Can you help to create a stylish wheelchair?

How many wheelchairs have you seen that are useful, comfortable and stylish? I bet you can count the number on one hand, if you can think of any at all. Would you like to see one that encompasses all three of those key ingredients? Here’s how you can…

It’s the 21st century. Decades ago man walked on the moon and now we’ve got Star Trek-style communicators in our pockets (thankfully we’re not wearing Lycra body suits to match, although I give it till 2020, mark my words!).

So why, oh why, why are wheelchairs still trapped in the decade of flairs (that was first time around) and other ugly monstrosities we used to wear with pride. OK, that is just my view. But, I bet you, I’m not the only one…

My three-year-old son has just ordered his first wheelchair. The process was, how should I put it… interesting! Having took him to see some he said in disgust: “Mummy, that’s not for me is it?” How does a child so young have such an aversion to something he does not know, understand or have any great awareness of?  Thank God for the Wheelybug (in case you don’t know what that is, it’s the little red trailer with eyes that make it look like, you guessed it, a bug!) In his eyes it resembles a racing car; cool and fun.

But the wheelchairs of today are so far removed from this concept. During this shopping experience I found myself asking; “why would I buy one of these machines to put my beautiful child in?” The answer: I have no other choice!

I’m aware I am starting to rant. I could quite easily waste hours bemoaning the subject of these ‘machines’, devoid of innovation, style and any level of cool. I could discuss with eloquence my analysis of the market, manufacturers, vendors, prices, features and profits made on these ugly things, all with the bottom line that doesn’t really have the users’ desire to look good and be comfortable at heart.

Why, then, am I writing this article, you might ask? Well the answer is simple: I want to know WHAT DOES A GOOD WHEELCHAIR LOOK LIKE? I think I know, but who am I? I don’t use one, not at the moment anyway. But, frankly, I’d be amazed if anyone has ever actually asked this simple question? Ever!
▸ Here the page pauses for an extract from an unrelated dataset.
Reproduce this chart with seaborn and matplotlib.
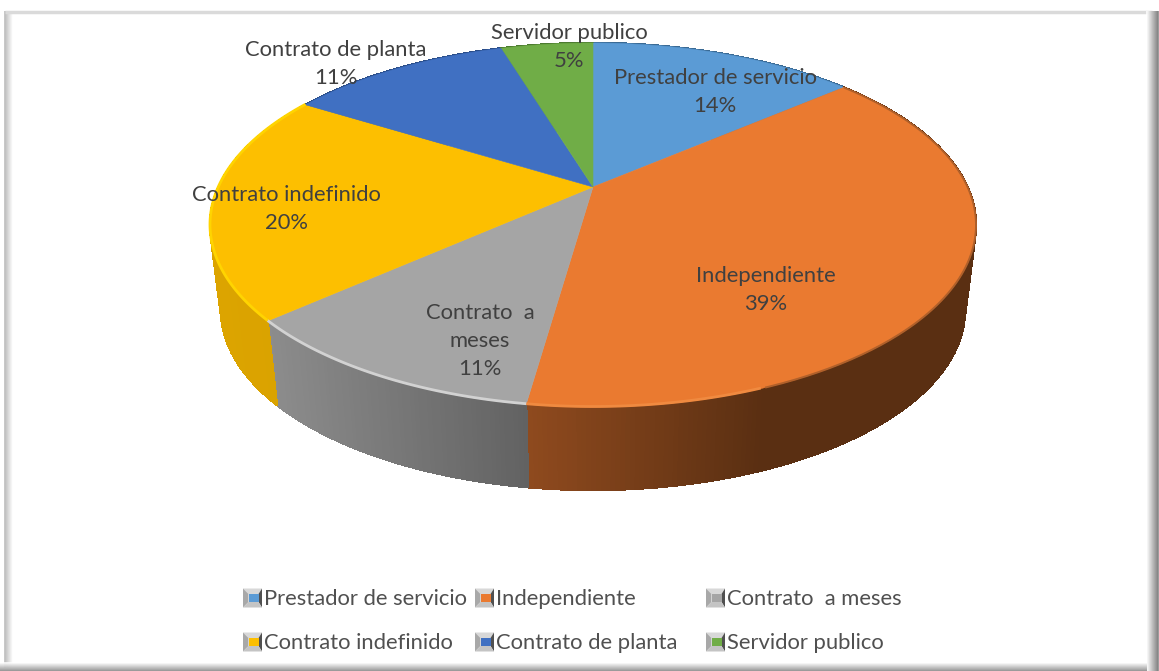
import numpy as np
import matplotlib
matplotlib.use("Agg")
import matplotlib.pyplot as plt
import seaborn as sns

# data
categories = ["Prestador de servicio", "Independiente", "Contrato  a meses",
              "Contrato indefinido", "Contrato de planta", "Servidor publico"]
values = [13.75, 38.51, 11.2, 20.32, 11.49, 4.73]

# style
hex_colors = ["#5B9BD5", "#EA7A30", "#A5A5A5", "#FDBF00", "#4070C2", "#70AD47"]
wall_left = ["#3A6A94", "#8F4A1E", "#8C8C8C", "#DCA400", "#2A4D88", "#4C7A30"]
wall_right = ["#3A6A94", "#5A2F12", "#626262", "#D9A200", "#2A4D88", "#4C7A30"]
rim_colors = [None, "#F08A40", "#D2D2D2", "#FFD400", None, None]
slice_labels = ["Prestador de servicio\n14%", "Independiente\n39%", "Contrato  a\nmeses\n11%",
                "Contrato indefinido\n20%", "Contrato de planta\n11%", "Servidor publico\n5%"]
label_xy = [(715, 92), (766, 290), (480, 341), (286, 209), (336, 64), (569, 47)]
legend_xy = [(243, 598), (475, 598), (706, 598), (243, 642), (475, 642), (706, 642)]

sns.set_theme(style="white")
palette = sns.color_palette(hex_colors)
plt.rcParams["font.family"] = ["Lato", "DejaVu Sans"]
TXT = "#404040"
FS = 15.8

W, H = 1159, 671
fig = plt.figure(figsize=(W / 100, H / 100), dpi=100, facecolor="white")
ax = fig.add_axes([0, 0, 1, 1])
ax.set_xlim(0, W)
ax.set_ylim(H, 0)
ax.axis("off")

TILT = 0.209


def project(frac, cx, cy, rx, ry):
    """Perspective view of a circle: frac is clockwise share of the turn from 12 o'clock."""
    t = 2 * np.pi * np.asarray(frac)
    a, b = np.sin(t), np.cos(t)
    den = 1 + TILT * b
    u = a * np.sqrt(1 - TILT ** 2) / den
    v = (b + TILT) / den
    return cx + rx * u, cy - ry * v


TOP = (593, 225, 383, 182)
BOT = (593, 310, 372, 180)

# frame
for i in range(9):
    g = 0.72 + 0.28 * i / 8
    ax.plot([5 + i, 5 + i], [11, 668], color=(g, g, g), lw=1.1, zorder=1, solid_capstyle="butt")
ax.plot([5, 1152], [11.5, 11.5], color="#DADADA", lw=2.5, zorder=1, solid_capstyle="butt")
for i in range(12):
    g = 1.0 - 0.5 * i / 11
    ax.plot([1147 + i, 1147 + i], [11, 671], color=(g, g, g), lw=1.1, zorder=1, solid_capstyle="butt")
for i in range(9):
    g = 1.0 - 0.42 * i / 8
    ax.plot([0, 1147], [662.5 + i, 662.5 + i], color=(g, g, g), lw=1.1, zorder=1, solid_capstyle="butt")

# pie
bounds = np.concatenate([[0], np.cumsum(values)]) / np.sum(values)


def mix(c1, c2, k):
    c1, c2 = np.array(matplotlib.colors.to_rgb(c1)), np.array(matplotlib.colors.to_rgb(c2))
    return tuple(c1 * (1 - k) + c2 * k)


# side walls
for i in range(len(values)):
    fr = np.linspace(bounds[i], bounds[i + 1], int(values[i] * 6) + 2)
    xt, yt = project(fr, *TOP)
    xb, yb = project(fr, *BOT)
    xmin, xmax = xt.min(), xt.max()
    for j in range(len(fr) - 1):
        xm = 0.5 * (xt[j] + xt[j + 1])
        k = (xm - xmin) / max(xmax - xmin, 1)
        k = min(1.0, k * 1.9) if i == 1 else k
        col = mix(wall_left[i], wall_right[i], k)
        ax.fill([xt[j], xt[j + 1], xb[j + 1], xb[j]], [yt[j], yt[j + 1], yb[j + 1], yb[j]],
                facecolor=col, edgecolor=col, lw=1.0, antialiased=False, zorder=2)
        ax.plot([xb[j], xb[j + 1]], [yb[j], yb[j + 1]], color=col, lw=1.0, zorder=2,
                solid_capstyle="round")

# top faces
for i in range(len(values)):
    fr = np.linspace(bounds[i], bounds[i + 1], int(values[i] * 6) + 2)
    x, y = project(fr, *TOP)
    # the apex is the projection of the circle's centre
    ax_x, ax_y = TOP[0], TOP[1] - TOP[3] * TILT
    ax.fill(np.r_[ax_x, x], np.r_[ax_y, y], facecolor=palette[i], edgecolor=palette[i], lw=0.4, zorder=3)
    if rim_colors[i]:
        vis = fr if i != 1 else fr[fr > 0.44]
        xr, yr = project(vis, *TOP)
        ax.plot(xr, yr - 0.5, color=rim_colors[i], lw=2.0, zorder=4, solid_capstyle="butt")
    if i == 1:
        # soft dark lip where the orange top meets the shaded wall
        vis = fr[fr < 0.44]
        xr, yr = project(vis, *TOP)
        ax.plot(xr, yr, color="#B0602A", lw=1.4, zorder=4, solid_capstyle="butt")

# slice labels
for lab, (lx, ly) in zip(slice_labels, label_xy):
    ax.text(lx, ly, lab, ha="center", va="center", fontsize=FS, color=TXT, linespacing=1.5, zorder=6)


# legend
def swatch(x, yc, col):
    s = 19
    y0 = yc - s / 2
    d = 5.5
    r = 3.5
    ax.fill([x, x + s, x + s - r, x + d], [y0, y0, y0 + d, y0 + d], color="#D8D8D8", lw=0, zorder=5)
    ax.fill([x, x + d, x + d, x], [y0, y0 + d, y0 + s - d, y0 + s], color="#A8A8A8", lw=0, zorder=5)
    ax.fill([x + s, x + s - r, x + s - r, x + s], [y0, y0 + d, y0 + s - d, y0 + s], color="#505050", lw=0, zorder=5)
    ax.fill([x, x + d, x + s - r, x + s], [y0 + s, y0 + s - d, y0 + s - d, y0 + s], color="#C4C4C4", lw=0, zorder=5)
    ax.fill([x + d, x + s - r, x + s - r, x + d], [y0 + d, y0 + d, y0 + s - d, y0 + s - d], color=col, lw=0, zorder=5)


for c, col, (lx, ly) in zip(categories, palette, legend_xy):
    swatch(lx, ly, col)
    ax.text(lx + 21, ly + 1, c, ha="left", va="center", fontsize=FS, color="#505050", zorder=6)

fig.savefig("out.png", dpi=100, facecolor="white")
And that is the key. To create a wheelchair that is the epitome of usefulness, comfort and style, you need to know from people who really use them, day in, day out. People who want to look good while living life freely as they do. People like you.

What does good look like? Please tell us in our quick survey. We can make a difference together… hopefully before we are all wearing Lycra body suits!

By David Rajan

Check out…

Accessibility with style.
Gilbey Films: showcasing disabled access.
21st century walking sticks.

Let us know about your experiences with mobility aids and wheelchairs by emailing us at, tweeting us at @DHorizons or messaging us on Facebook.


  1. I agree we need to have more snazy wheelchairs that are not too expensive and easy to maintain. If you can’t drive or use public transport it’s a good way of getting around more quickly. It’s just like having your own car personalised with your requiremnts.

  2. I wonder if it might be a mistake to identify the wheelchair as a vehicle (as the survey appears to do). For many people the wheelchair is, like a prosthetic limb, an extension of the body. Which is maybe why style and comfort are such important factors. I got to whizz around a bit on Andrew Slorance’s prototype a couple of years ago and was bowled over by its styling. But I have serious concerns regarding its robustness and suitability in an urban environment.

    But check out the designs on this page (below):

    There are some very exciting wheelchair designs here, some currently in the early stages of development, some already in production. I’d like the lot of ’em so I could go out every day in a different wheelchair, just for the fun of it!

    But nothing beats functionality. Yesterday I accidentally wheeled myself through a pile of dog poo on the pavement. I feel I’d give my eye teeth to someone who could merely work out a way of keeping one’s wheels, handrims and clothes clean … after such a close encounter of the turd kind!

  3. Thanks to everyone who shared comments and completed the survey. Very interesting and useful. Much appreciated!